- Objective:
Repeat the listing that follows, character for character, minus the pictures.

━━━ Information shown

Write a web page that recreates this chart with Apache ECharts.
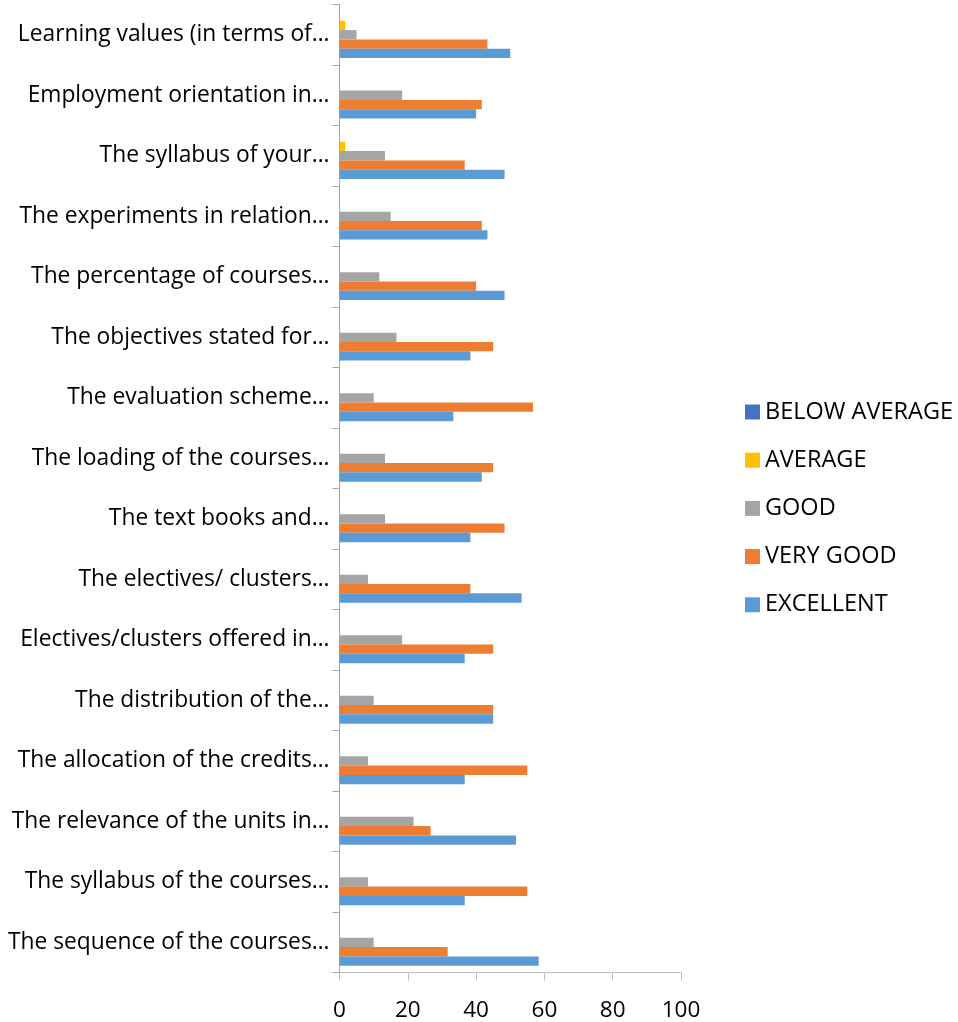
<!DOCTYPE html>
<html>
<head>
<meta charset="utf-8">
<script src="https://cdn.jsdelivr.net/npm/echarts@6/dist/echarts.min.js"></script>
<style>
html,body{margin:0;padding:0;background:#fff;}
#chart{width:958px;height:1022px;}
</style>
</head>
<body>
<div id="chart"></div>
<script>
const categories = [
  "The sequence of the courses…",
  "The syllabus of the courses…",
  "The relevance of the units in…",
  "The allocation of the credits…",
  "The distribution of the…",
  "Electives/clusters offered in…",
  "The electives/ clusters…",
  "The text books and…",
  "The loading of the courses…",
  "The evaluation scheme…",
  "The objectives stated for…",
  "The percentage of courses…",
  "The experiments in relation…",
  "The syllabus of your…",
  "Employment orientation in…",
  "Learning values (in terms of…"
];
const excellent = [58.33, 36.67, 51.67, 36.67, 45, 36.67, 53.33, 38.33, 41.67, 33.33, 38.33, 48.33, 43.33, 48.33, 40, 50];
const veryGood  = [31.67, 55, 26.67, 55, 45, 45, 38.33, 48.33, 45, 56.67, 45, 40, 41.67, 36.67, 41.67, 43.33];
const good      = [10, 8.33, 21.67, 8.33, 10, 18.33, 8.33, 13.33, 13.33, 10, 16.67, 11.67, 15, 13.33, 18.33, 5];
const average   = [0, 0, 0, 0, 0, 0, 0, 0, 0, 0, 0, 0, 0, 1.67, 0, 1.67];
const belowAverage = [0, 0, 0, 0, 0, 0, 0, 0, 0, 0, 0, 0, 0, 0, 0, 0];
const xTicks = [0, 20, 40, 60, 80, 100];

const seriesDefs = [
  {name: "BELOW AVERAGE", data: belowAverage, color: "#4472c4"},
  {name: "AVERAGE", data: average, color: "#ffc000"},
  {name: "GOOD", data: good, color: "#a5a5a5"},
  {name: "VERY GOOD", data: veryGood, color: "#ed7d31"},
  {name: "EXCELLENT", data: excellent, color: "#5b9bd5"}
];

const FONT = "Open Sans";
const chart = echarts.init(document.getElementById('chart'));
chart.setOption({
  animation: false,
  backgroundColor: '#ffffff',
  grid: {left: 339.5, right: 277, top: 4.5, bottom: 49.3, containLabel: false},
  legend: {
    orient: 'vertical',
    left: 740,
    top: 395,
    itemWidth: 15,
    itemHeight: 15,
    itemGap: 24.2,
    icon: 'rect',
    textStyle: {fontFamily: FONT, fontSize: 23.5, color: '#000', lineHeight: 23},
    data: seriesDefs.map(s => s.name)
  },
  xAxis: {
    type: 'value',
    min: xTicks[0],
    max: xTicks[xTicks.length - 1],
    interval: xTicks[1] - xTicks[0],
    axisLine: {show: true, lineStyle: {color: '#bfbfbf', width: 1}},
    axisTick: {show: true, length: 8, lineStyle: {color: '#bfbfbf'}},
    splitLine: {show: false},
    axisLabel: {fontFamily: FONT, fontSize: 22.5, color: '#000', margin: 26}
  },
  yAxis: {
    type: 'category',
    data: categories,
    axisLine: {show: true, lineStyle: {color: '#a6a6a6', width: 1}},
    axisTick: {show: true, length: 7, lineStyle: {color: '#a6a6a6'}},
    axisLabel: {fontFamily: FONT, fontSize: 22.8, color: '#000', margin: 10}
  },
  series: seriesDefs.map(s => ({
    name: s.name,
    type: 'bar',
    data: s.data,
    itemStyle: {color: s.color},
    barGap: '0%',
    barCategoryGap: '23%'
  }))
});
</script>
</body>
</html>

━━━━━━

- Exercise result:
Write a web page that recreates this chart with Apache ECharts.
<!DOCTYPE html>
<html>
<head>
<meta charset="utf-8">
<script src="https://cdn.jsdelivr.net/npm/echarts@6/dist/echarts.min.js"></script>
<style>
html,body{margin:0;padding:0;background:#fff;}
#chart{width:958px;height:1022px;}
</style>
</head>
<body>
<div id="chart"></div>
<script>
const categories = [
  "The sequence of the courses…",
  "The syllabus of the courses…",
  "The relevance of the units in…",
  "The allocation of the credits…",
  "The distribution of the…",
  "Electives/clusters offered in…",
  "The electives/ clusters…",
  "The text books and…",
  "The loading of the courses…",
  "The evaluation scheme…",
  "The objectives stated for…",
  "The percentage of courses…",
  "The experiments in relation…",
  "The syllabus of your…",
  "Employment orientation in…",
  "Learning values (in terms of…"
];
const excellent = [58.33, 36.67, 51.67, 36.67, 45, 36.67, 53.33, 38.33, 41.67, 33.33, 38.33, 48.33, 43.33, 48.33, 40, 50];
const veryGood  = [31.67, 55, 26.67, 55, 45, 45, 38.33, 48.33, 45, 56.67, 45, 40, 41.67, 36.67, 41.67, 43.33];
const good      = [10, 8.33, 21.67, 8.33, 10, 18.33, 8.33, 13.33, 13.33, 10, 16.67, 11.67, 15, 13.33, 18.33, 5];
const average   = [0, 0, 0, 0, 0, 0, 0, 0, 0, 0, 0, 0, 0, 1.67, 0, 1.67];
const belowAverage = [0, 0, 0, 0, 0, 0, 0, 0, 0, 0, 0, 0, 0, 0, 0, 0];
const xTicks = [0, 20, 40, 60, 80, 100];

const seriesDefs = [
  {name: "BELOW AVERAGE", data: belowAverage, color: "#4472c4"},
  {name: "AVERAGE", data: average, color: "#ffc000"},
  {name: "GOOD", data: good, color: "#a5a5a5"},
  {name: "VERY GOOD", data: veryGood, color: "#ed7d31"},
  {name: "EXCELLENT", data: excellent, color: "#5b9bd5"}
];

const FONT = "Open Sans";
const chart = echarts.init(document.getElementById('chart'));
chart.setOption({
  animation: false,
  backgroundColor: '#ffffff',
  grid: {left: 339.5, right: 277, top: 4.5, bottom: 49.3, containLabel: false},
  legend: {
    orient: 'vertical',
    left: 740,
    top: 395,
    itemWidth: 15,
    itemHeight: 15,
    itemGap: 24.2,
    icon: 'rect',
    textStyle: {fontFamily: FONT, fontSize: 23.5, color: '#000', lineHeight: 23},
    data: seriesDefs.map(s => s.name)
  },
  xAxis: {
    type: 'value',
    min: xTicks[0],
    max: xTicks[xTicks.length - 1],
    interval: xTicks[1] - xTicks[0],
    axisLine: {show: true, lineStyle: {color: '#bfbfbf', width: 1}},
    axisTick: {show: true, length: 8, lineStyle: {color: '#bfbfbf'}},
    splitLine: {show: false},
    axisLabel: {fontFamily: FONT, fontSize: 22.5, color: '#000', margin: 26}
  },
  yAxis: {
    type: 'category',
    data: categories,
    axisLine: {show: true, lineStyle: {color: '#a6a6a6', width: 1}},
    axisTick: {show: true, length: 7, lineStyle: {color: '#a6a6a6'}},
    axisLabel: {fontFamily: FONT, fontSize: 22.8, color: '#000', margin: 10}
  },
  series: seriesDefs.map(s => ({
    name: s.name,
    type: 'bar',
    data: s.data,
    itemStyle: {color: s.color},
    barGap: '0%',
    barCategoryGap: '23%'
  }))
});
</script>
</body>
</html>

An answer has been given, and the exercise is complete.